Marcus Nelson, artist
Alexandra Palace, London
“Ever since I moved to North London five years ago, I’ve always gone to Ally Pally if I’m too stressed out. I nearly always leave my phone at home. A few years ago, I was at a real crossroads in my life. I was working in a bar and painting in my flat in the evenings, but I was burning out at both ends. I knew I had to make a decision about whether to drop one or the other for good. Something had to change. I went up to that spot one evening and just sat there for hours, looking at the view of London, and thinking about quitting my job and just throwing everything at my goal of being an artist, no matter how impossible it seemed. By the time I’d left, I’d sworn to myself that I would do just that – and here I am today. There’s something about being up there and looking over the city that puts my problems into perspective.

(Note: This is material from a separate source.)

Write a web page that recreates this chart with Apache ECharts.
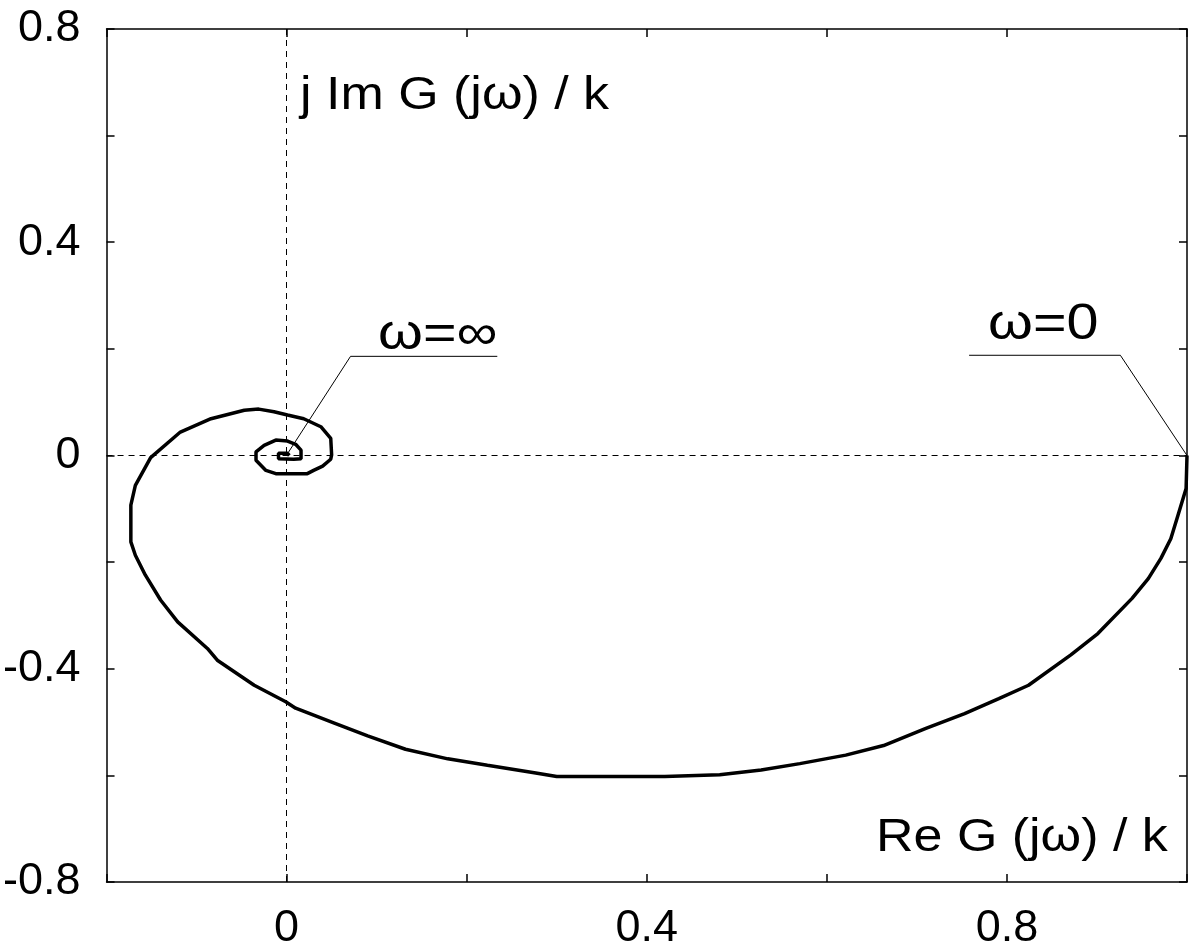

The older I get, the more I’m drawn to being outside. I’ve always grown up in the city and I used to hate the countryside, but I’ve become beaten down by urban life these days. Obviously, as an artist, London is the place to be and it’s great to keep connected to the art scene, but it can become draining constantly hearing cars and seeing people everywhere you look. Every chance I get, I’m now fleeing to anywhere rural, just so I can unwind and decompress. I think I’m a nature guy at heart.
I’ve never really been one for meditation, so exercise has always been a big part of my daily routine. Boxing in particular is really important for maintaining my mental health and it’s got me out of numerous dark times in my life. It helped me form a positive identity for myself and allowed me to channel my frustrations. Whatever has happened to me on any given day, I know I can always go to the gym and leave everything at the door. I honestly can’t recommend exercise enough to anyone who’s struggling. I don’t think it’s discussed enough when it comes to tackling mental health issues.”
Sirui Ma, photographer
Sea pools, anywhere
“There’s something really enchanting about sea pools, how they hold water when the tide is low, and become submerged and one with the sea when the tide consumes it again. I’ve never swam in a sea pool in summer, so every time I muster up the courage to enter fully I feel such exhilaration, both from the cold and from being proud of myself for doing it! Cold water swimming makes me feel very embodied. It clears my head and makes me present.
Being outdoors is so essential to me. Whenever I get to spend time in nature, I feel completely reset. I get to detach myself from my daily routines for a while, which includes my almost constant state of anxiety and stress. Other things I do to destress include eating good food and fruit, crocheting and having spa days!”
Lake Como, Italy
“My favourite place to go to must be Lake Como in Italy. I love listening to the exhilarating waves. The sound of the water gives me a sense of nostalgia and the lights of all the homes gives me warmth – I love knowing that people are so safe in their homes. It’s so calm and blissful.
My favourite memory of this place is definitely being on a boat ride with my sister and sharing laughs with her. We made friends with others on the boat, shared life experiences and learned about each other’s cultures.
I think nature has a huge impact on mental health. Going on a walk for a few minutes alone can completely uplift you. I love to walk in the grass barefoot.
When it comes to looking after my mental health, listening to music is a massive thing for me. I listen to jazz music when I feel an uncomfortable mood coming along. I also dance in my room, and breathe in and out until I’ve let go of all resistance in my thoughts.”